◆ What you should do ◆
Work out how many lines in the listing below include the word "that". Give nothing but the number.

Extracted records
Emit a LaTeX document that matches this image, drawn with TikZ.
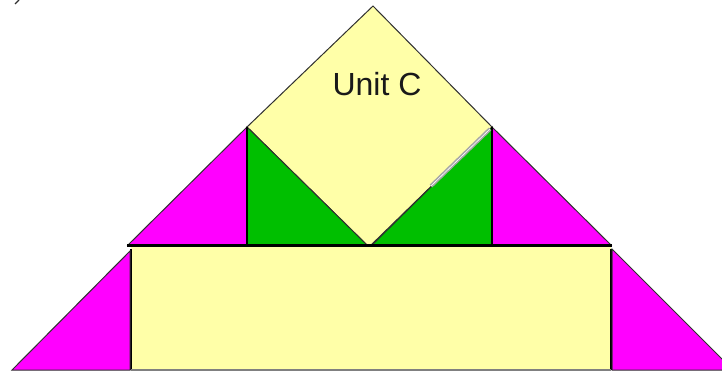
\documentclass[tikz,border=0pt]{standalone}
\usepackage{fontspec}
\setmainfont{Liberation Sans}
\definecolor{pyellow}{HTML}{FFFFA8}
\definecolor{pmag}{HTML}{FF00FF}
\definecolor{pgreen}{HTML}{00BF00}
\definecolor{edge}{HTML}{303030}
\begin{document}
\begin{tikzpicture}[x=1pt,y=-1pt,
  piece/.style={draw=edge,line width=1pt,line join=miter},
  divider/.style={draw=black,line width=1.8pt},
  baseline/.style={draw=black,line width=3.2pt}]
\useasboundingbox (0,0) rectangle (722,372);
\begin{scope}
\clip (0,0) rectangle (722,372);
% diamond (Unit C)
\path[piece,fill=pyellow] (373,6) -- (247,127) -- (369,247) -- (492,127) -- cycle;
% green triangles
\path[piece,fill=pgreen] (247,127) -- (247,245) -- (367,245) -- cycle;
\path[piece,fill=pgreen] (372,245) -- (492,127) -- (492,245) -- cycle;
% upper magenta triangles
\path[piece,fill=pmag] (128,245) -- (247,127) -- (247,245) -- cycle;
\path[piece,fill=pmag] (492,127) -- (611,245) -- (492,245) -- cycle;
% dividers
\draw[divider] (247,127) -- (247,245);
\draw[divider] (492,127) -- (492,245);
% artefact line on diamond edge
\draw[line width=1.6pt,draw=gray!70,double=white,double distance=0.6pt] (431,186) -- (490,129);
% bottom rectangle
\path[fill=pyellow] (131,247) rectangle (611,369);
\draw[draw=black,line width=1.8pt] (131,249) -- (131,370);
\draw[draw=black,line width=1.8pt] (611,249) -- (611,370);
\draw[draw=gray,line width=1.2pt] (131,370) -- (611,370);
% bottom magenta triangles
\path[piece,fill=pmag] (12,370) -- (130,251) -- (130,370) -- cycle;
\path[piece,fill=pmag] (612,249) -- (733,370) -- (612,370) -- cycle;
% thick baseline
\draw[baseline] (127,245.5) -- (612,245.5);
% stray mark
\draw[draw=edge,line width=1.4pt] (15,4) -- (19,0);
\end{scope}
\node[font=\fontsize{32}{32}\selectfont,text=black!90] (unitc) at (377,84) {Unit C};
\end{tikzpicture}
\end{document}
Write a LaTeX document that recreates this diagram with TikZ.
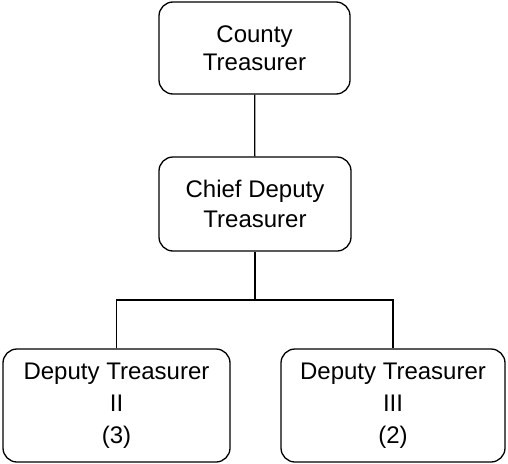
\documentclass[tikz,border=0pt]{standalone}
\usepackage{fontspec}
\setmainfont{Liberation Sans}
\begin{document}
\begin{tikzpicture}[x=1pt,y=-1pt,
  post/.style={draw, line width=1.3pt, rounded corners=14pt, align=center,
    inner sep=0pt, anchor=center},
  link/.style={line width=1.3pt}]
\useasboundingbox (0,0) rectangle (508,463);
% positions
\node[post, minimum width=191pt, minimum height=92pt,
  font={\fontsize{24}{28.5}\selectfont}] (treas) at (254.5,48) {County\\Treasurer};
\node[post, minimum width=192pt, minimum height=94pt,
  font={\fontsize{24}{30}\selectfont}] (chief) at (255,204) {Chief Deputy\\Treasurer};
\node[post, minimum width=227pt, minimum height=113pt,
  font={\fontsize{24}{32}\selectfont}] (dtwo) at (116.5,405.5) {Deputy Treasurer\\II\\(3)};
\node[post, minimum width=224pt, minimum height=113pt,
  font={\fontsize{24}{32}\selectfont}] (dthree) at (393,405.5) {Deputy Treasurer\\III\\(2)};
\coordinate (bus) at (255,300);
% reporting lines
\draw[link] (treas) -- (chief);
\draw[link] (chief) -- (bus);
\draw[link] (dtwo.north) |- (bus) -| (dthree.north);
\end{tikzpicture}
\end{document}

◆ Task solution ◆
2